Fighting Clutter: The Horizontal Surfaces Tax

I’ve been waging a long term war with clutter in my house. Long term as in “same long term as my diet”–meaning like in any war, there are significant troop movements on both sides of the battle front. There are times when I make a concerted effort to beat back the forces of clutter, only to have that clutter plot a sneak attack in the middle of the night. Suddenly, the house is bursting at the seams again, and I’m not sure how it happened.

Before the big Disney vacation, clutter had been waging one of its strongest offensives in quite some time. When we got home, it looked for a while like all hope was lost, as Disney clutter had stowed away in our suitcases, ready to pounce out and reinforce the normal clutter as soon as the zippers were loosed.

Something had to be done.

Typically. I’m the Anti-Clutter General in Chief. I lead the charge in major battles, reining clutter in somewhat and assigning it to other members on our attack squad, who then (hopefully) extinguish their assignments with gusto. In practice, this isn’t always the case. And I realized this last time that that had to change. I needed a complete team, 100% behind me. It was clear a simple pep talk wasn’t going to cut it.

I had to motivate them with something that would matter. And that motivation would have to be money.

But on the other hand, I can’t afford to continually be offering bounties on clutter piles. Instead, I had a brilliant moment of inspiration. An epiphany.

The Horizontal Surfaces Tax.

I had studied my enemy for years, and I knew that the greatest bastion of clutter offenses rested on this simple premise: if it’s a horizontal surface in my house, clutter will invade it incessantly until that surface is swarming with toys, papers, doodads, junk mail, and a variety of detritus. To date, the battle has been waged one surface at a time. I’ll completely wipe out clutter in one area, then move on to another–only to discover that clutter crept back to the original area when I wasn’t looking.

That had to stop.

So what I’ve done is this: I completely clean off a surface. Make it 100% clutter free. And then I’ve mustered my troops: Denisa, TRC, and DC (MC doesn’t count yet. Her main weapon is drool, and that just doesn’t tend to accumulate.) I inform them that the now-clean horizontal surface has been declared a declutterized zone, and a standing bounty is put into effect. Anyone caught leaving ANY UNAPPROVED ITEM (paper, toy, phone, iPad, dish–you name it) is subject to paying a Horizontal Surfaces Tax to the finder of that item. The tax is 5 cents per item for children, 10 cents per item for adults. So if TRC leaves his 3DS on a declutterized zone, and I find it, he owes me 5 cents. If Denisa leaves an item and DC finds it, Denisa owes DC 10 cents. Plus–the violator has to clean up the item in question, then and there.

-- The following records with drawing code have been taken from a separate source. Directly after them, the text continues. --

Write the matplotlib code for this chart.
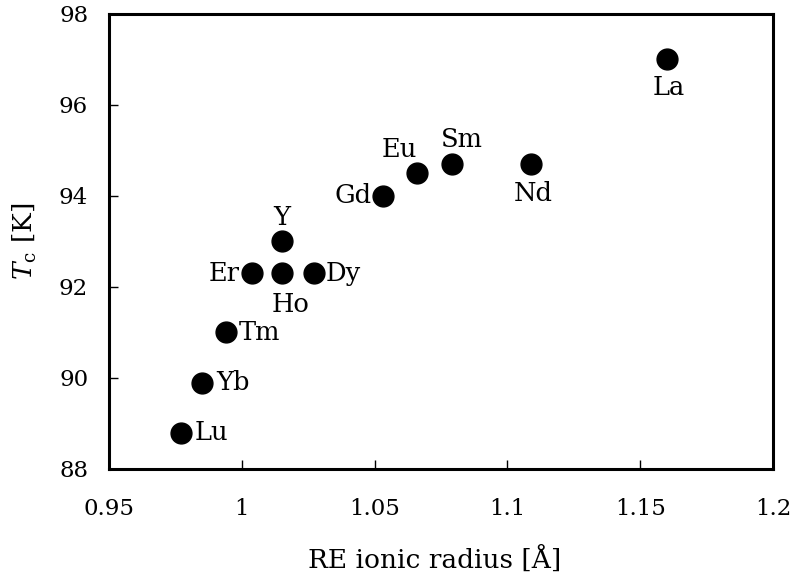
import matplotlib
matplotlib.use("Agg")
import matplotlib.pyplot as plt

plt.rcParams["font.family"] = "DejaVu Serif"
plt.rcParams["mathtext.fontset"] = "dejavuserif"

# RE ionic radius [A] and Tc [K] for each rare earth
elements = ["La", "Nd", "Sm", "Eu", "Gd", "Dy", "Ho", "Y", "Er", "Tm", "Yb", "Lu"]
radius = [1.160, 1.109, 1.079, 1.066, 1.053, 1.027, 1.015, 1.015, 1.004, 0.994, 0.985, 0.977]
tc = [97.0, 94.7, 94.7, 94.5, 94.0, 92.3, 92.3, 93.0, 92.3, 91.0, 89.9, 88.8]

# label offsets in pixels (dx, dy) and horizontal alignment
label_pos = {
    "La": (2, -28, "center"),
    "Nd": (2, -29, "center"),
    "Sm": (10, 25, "center"),
    "Eu": (-18, 24, "center"),
    "Gd": (-11, 0, "right"),
    "Dy": (12, 0, "left"),
    "Ho": (9, -31, "center"),
    "Y": (0, 24, "center"),
    "Er": (-13, 0, "right"),
    "Tm": (13, 0, "left"),
    "Yb": (14, 0, "left"),
    "Lu": (14, 0, "left"),
}

fig = plt.figure(figsize=(7.94, 5.76), dpi=100)
ax = fig.add_axes([0.1373, 0.1858, 0.8363, 0.7899])

ax.scatter(radius, tc, s=225, color="black", zorder=3)

for name, x, y in zip(elements, radius, tc):
    dx, dy, ha = label_pos[name]
    ax.annotate(name, (x, y), xytext=(dx, dy), textcoords="offset pixels",
                ha=ha, va="center", fontsize=18.5)

ax.set_xlim(0.95, 1.2)
ax.set_ylim(88, 98)
ax.set_xticks([0.95, 1.0, 1.05, 1.1, 1.15, 1.2])
ax.set_xticklabels(["0.95", "1", "1.05", "1.1", "1.15", "1.2"])
ax.set_yticks([88, 90, 92, 94, 96, 98])

for side in ["left", "right", "top", "bottom"]:
    ax.spines[side].set_linewidth(2.2)

ax.tick_params(axis="both", direction="in", length=6.5, width=1.0, labelsize=16.5)
ax.tick_params(axis="x", pad=21)
ax.tick_params(axis="y", pad=15)

ax.set_xlabel("RE ionic radius [Å]", fontsize=19)
ax.xaxis.set_label_coords(0.49, -0.168)
ax.set_ylabel(r"$T_\mathrm{c}$ [K]", fontsize=19)
ax.yaxis.set_label_coords(-0.105, 0.5)

fig.savefig("out.png", dpi=100)
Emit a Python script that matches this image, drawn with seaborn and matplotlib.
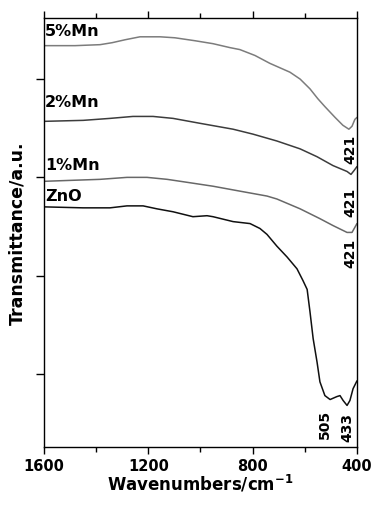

It’s a simple principle. So simple I wondered if it would actually work. My family seemed skeptical. They’d witnesses cunning attempts to squash out the cluttering hordes in the past, and they knew those attempts had all failed. But they agreed to go along with me. (TRC even tried to declare his room a declutterized zone, meaning any parent leaving anything there would have to pay him money. This motion was quickly voted down.)

There are currently 6 declutterized zones in my house. My side table. The top of my bureau. The kitchen hutch. The kitchen corner cabinet. The living room bookshelves. The living room end table. These zones have been 100% clutter-free for five days now. Step by step, I continue to eradicate clutter in new areas, freeing my house one zone at a time.

I think we might be on to something. If nothing else, this is the longest those areas have stayed clean since we moved into the house.

In this war, you have to take victories where you can get them.